'''

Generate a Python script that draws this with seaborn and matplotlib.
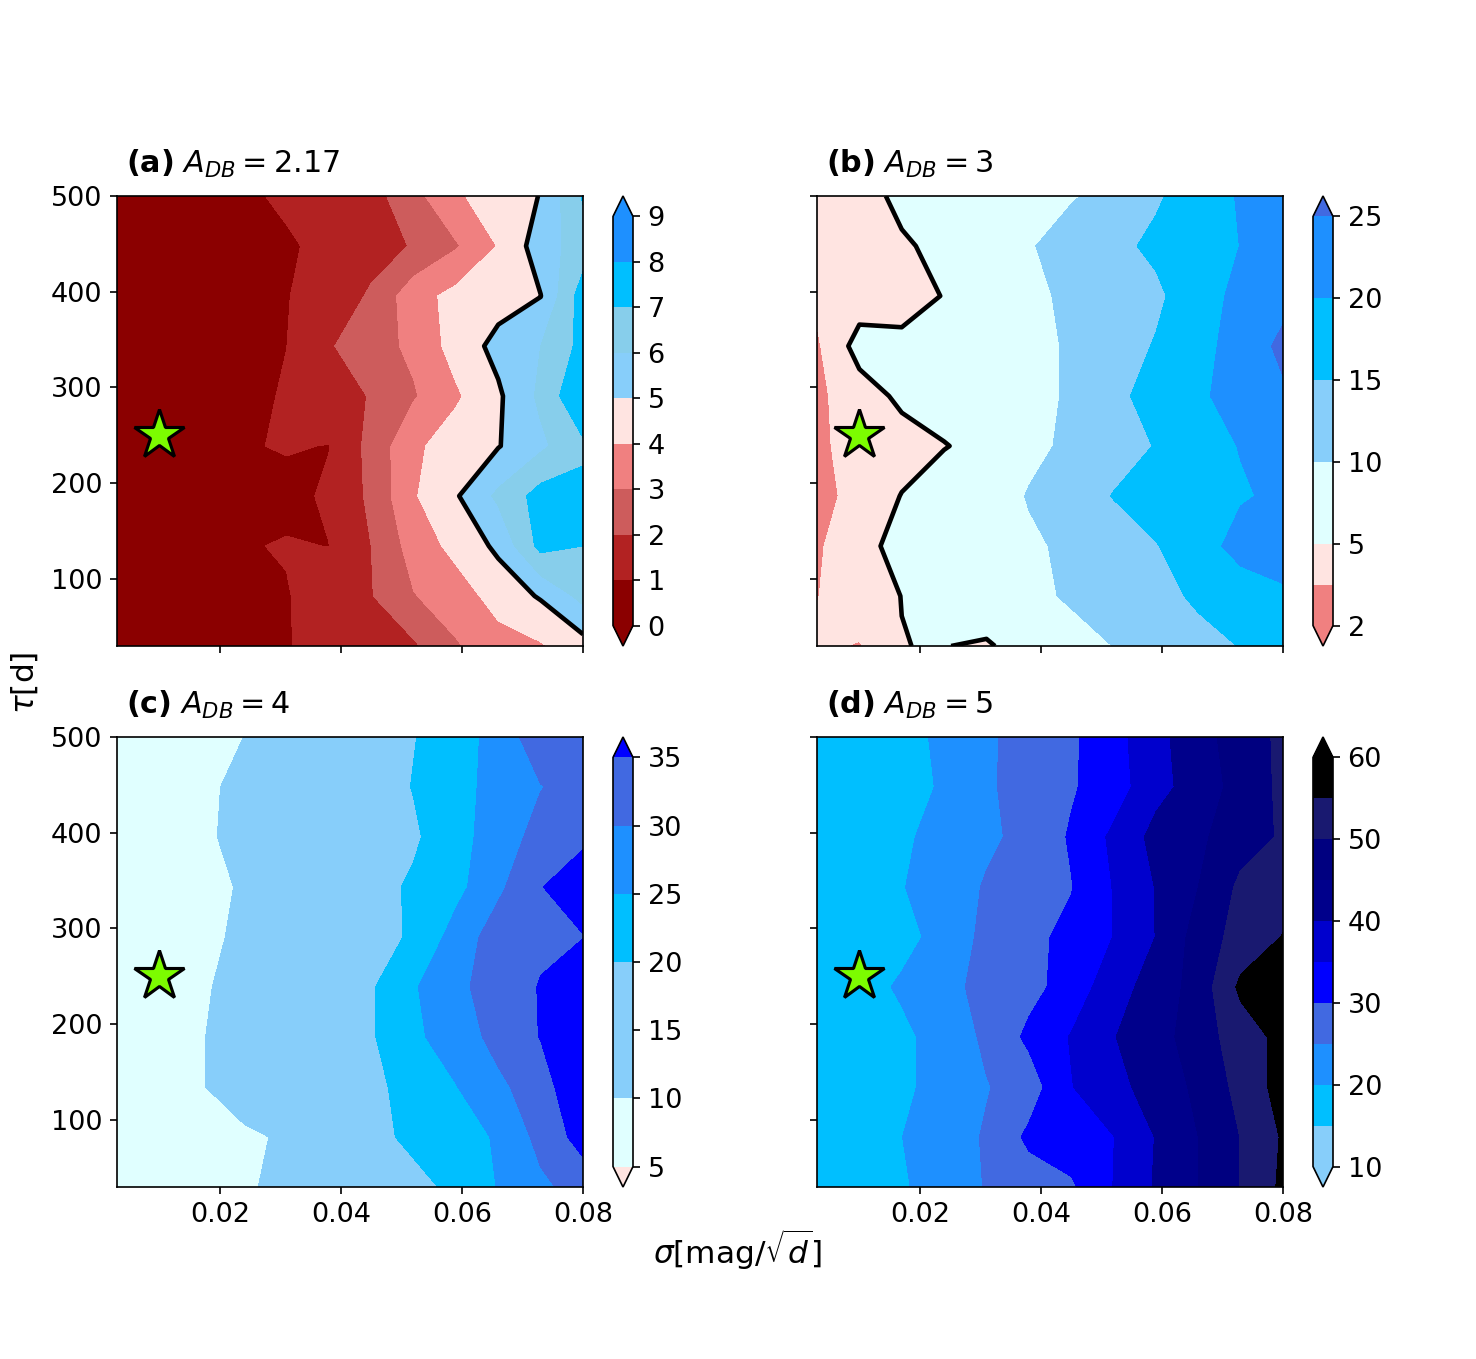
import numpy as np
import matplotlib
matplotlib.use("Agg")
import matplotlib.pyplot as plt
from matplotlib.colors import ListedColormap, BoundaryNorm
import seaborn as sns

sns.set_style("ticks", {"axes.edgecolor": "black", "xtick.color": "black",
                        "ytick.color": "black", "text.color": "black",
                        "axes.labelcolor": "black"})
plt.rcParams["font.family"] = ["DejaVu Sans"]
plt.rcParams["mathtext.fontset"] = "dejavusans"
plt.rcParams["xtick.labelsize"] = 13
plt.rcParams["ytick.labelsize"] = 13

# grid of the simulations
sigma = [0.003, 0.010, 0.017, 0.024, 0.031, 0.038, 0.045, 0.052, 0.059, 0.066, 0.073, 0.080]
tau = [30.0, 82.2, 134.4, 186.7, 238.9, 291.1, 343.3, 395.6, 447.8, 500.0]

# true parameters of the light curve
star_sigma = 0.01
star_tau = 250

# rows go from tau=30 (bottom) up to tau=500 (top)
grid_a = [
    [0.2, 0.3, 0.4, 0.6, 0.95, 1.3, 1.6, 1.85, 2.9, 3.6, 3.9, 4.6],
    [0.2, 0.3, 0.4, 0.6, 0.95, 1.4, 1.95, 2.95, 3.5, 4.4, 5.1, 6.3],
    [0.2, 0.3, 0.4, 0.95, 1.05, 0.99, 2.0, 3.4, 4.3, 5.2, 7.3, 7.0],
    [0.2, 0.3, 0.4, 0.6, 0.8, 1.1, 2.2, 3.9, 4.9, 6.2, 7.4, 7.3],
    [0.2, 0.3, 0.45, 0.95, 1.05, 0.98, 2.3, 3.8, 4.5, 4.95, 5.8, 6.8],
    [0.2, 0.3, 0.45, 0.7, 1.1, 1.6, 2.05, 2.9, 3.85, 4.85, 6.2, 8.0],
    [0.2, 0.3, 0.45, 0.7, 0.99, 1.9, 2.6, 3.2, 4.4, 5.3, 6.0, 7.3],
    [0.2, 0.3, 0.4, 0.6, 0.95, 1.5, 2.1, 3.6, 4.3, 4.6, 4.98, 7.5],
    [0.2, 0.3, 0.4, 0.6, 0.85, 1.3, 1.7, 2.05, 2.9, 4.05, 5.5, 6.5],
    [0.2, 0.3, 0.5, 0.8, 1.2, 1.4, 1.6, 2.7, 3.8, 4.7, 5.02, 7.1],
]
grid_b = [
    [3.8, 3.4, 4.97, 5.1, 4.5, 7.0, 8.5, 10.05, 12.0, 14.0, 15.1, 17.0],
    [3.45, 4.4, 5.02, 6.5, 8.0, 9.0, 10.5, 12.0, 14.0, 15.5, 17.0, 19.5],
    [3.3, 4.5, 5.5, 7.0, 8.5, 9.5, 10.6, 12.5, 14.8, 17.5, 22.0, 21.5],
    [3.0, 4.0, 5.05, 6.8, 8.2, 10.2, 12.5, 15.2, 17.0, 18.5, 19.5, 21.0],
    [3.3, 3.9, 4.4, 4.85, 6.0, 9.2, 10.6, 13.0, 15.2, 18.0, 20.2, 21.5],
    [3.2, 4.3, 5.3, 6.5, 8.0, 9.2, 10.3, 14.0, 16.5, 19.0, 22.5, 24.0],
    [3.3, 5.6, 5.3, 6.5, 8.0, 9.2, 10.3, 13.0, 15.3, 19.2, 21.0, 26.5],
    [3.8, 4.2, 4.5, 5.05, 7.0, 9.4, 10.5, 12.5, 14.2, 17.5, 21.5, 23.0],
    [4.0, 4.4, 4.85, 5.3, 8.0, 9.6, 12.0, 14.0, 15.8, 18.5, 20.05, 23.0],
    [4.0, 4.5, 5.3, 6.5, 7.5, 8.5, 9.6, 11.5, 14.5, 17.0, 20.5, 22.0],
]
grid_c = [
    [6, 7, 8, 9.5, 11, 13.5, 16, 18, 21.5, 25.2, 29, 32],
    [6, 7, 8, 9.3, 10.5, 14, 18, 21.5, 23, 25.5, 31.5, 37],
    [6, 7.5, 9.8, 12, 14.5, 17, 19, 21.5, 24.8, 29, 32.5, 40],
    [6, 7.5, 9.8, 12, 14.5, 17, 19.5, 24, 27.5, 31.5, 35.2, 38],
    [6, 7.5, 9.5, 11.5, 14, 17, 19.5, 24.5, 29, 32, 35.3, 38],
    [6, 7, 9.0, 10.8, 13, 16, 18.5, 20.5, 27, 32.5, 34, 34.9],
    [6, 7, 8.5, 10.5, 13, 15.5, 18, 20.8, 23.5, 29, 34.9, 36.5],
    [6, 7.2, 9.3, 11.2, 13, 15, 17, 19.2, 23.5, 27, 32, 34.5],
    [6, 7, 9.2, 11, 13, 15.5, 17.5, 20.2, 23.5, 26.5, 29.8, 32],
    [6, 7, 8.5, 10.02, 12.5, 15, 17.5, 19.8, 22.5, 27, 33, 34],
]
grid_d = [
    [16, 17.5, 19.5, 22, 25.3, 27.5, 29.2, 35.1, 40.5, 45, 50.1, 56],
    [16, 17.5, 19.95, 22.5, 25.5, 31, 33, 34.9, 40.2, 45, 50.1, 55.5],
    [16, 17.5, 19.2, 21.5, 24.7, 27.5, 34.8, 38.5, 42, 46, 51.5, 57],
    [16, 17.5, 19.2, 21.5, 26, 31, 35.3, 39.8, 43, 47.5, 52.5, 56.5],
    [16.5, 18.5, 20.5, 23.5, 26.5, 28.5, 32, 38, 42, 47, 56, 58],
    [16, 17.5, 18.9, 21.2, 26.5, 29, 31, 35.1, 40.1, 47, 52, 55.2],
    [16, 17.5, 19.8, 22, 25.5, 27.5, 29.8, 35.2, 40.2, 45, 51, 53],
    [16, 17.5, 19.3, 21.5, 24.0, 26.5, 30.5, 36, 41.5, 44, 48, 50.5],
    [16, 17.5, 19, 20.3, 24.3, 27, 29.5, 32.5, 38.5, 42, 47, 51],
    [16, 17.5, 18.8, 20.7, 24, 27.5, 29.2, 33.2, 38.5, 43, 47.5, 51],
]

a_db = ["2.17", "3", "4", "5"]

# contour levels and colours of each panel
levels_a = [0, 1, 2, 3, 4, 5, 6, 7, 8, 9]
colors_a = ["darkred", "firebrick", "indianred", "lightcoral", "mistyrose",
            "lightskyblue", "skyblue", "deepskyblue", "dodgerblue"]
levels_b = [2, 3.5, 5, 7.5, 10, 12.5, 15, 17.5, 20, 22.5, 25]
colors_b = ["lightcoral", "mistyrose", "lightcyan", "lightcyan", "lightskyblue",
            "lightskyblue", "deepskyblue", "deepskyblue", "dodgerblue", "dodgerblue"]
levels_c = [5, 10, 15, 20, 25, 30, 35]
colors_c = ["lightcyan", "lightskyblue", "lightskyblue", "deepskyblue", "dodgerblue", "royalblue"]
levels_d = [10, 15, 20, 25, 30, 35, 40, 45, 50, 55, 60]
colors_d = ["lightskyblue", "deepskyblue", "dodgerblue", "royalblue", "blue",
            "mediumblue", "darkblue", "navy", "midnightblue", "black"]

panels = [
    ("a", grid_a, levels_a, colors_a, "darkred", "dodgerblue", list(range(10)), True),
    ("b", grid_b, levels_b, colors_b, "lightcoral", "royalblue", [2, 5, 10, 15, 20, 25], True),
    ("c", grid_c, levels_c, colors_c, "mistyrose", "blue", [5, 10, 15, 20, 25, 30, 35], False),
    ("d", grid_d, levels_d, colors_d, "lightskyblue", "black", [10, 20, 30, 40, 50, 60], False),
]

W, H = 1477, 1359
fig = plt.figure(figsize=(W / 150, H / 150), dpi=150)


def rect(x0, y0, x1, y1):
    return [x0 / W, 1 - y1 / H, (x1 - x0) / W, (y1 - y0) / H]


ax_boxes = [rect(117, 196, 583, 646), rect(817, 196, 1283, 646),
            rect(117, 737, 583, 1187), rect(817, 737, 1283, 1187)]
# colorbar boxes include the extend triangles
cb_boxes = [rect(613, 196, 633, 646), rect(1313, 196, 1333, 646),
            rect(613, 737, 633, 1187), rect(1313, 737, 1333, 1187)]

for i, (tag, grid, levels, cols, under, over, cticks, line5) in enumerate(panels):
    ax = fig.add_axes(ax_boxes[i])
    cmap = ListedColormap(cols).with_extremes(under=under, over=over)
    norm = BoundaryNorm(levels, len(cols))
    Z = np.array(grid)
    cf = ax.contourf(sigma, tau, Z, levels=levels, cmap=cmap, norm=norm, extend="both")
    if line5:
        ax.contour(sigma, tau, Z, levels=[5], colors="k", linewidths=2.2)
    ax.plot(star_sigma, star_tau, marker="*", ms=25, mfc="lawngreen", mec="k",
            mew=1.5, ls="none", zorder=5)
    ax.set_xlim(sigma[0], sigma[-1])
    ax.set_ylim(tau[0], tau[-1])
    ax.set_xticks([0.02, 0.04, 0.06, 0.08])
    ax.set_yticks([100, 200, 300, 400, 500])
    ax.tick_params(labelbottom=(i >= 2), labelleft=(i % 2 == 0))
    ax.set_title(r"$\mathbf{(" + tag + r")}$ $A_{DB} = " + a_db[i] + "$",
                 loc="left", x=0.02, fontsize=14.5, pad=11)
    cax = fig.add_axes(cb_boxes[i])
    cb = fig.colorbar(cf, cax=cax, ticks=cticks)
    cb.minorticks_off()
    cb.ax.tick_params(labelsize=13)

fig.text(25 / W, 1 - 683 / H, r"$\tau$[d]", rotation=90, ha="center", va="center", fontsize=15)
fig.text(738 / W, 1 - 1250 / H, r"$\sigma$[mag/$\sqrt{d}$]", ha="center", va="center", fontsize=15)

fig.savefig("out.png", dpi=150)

'''

Given request. Return only the lines running from the top of the data to the line that holds "import seaborn as sns". Include both of those lines, but skip the pictures.

Solution.
Generate a Python script that draws this with seaborn and matplotlib.
import numpy as np
import matplotlib
matplotlib.use("Agg")
import matplotlib.pyplot as plt
from matplotlib.colors import ListedColormap, BoundaryNorm
import seaborn as sns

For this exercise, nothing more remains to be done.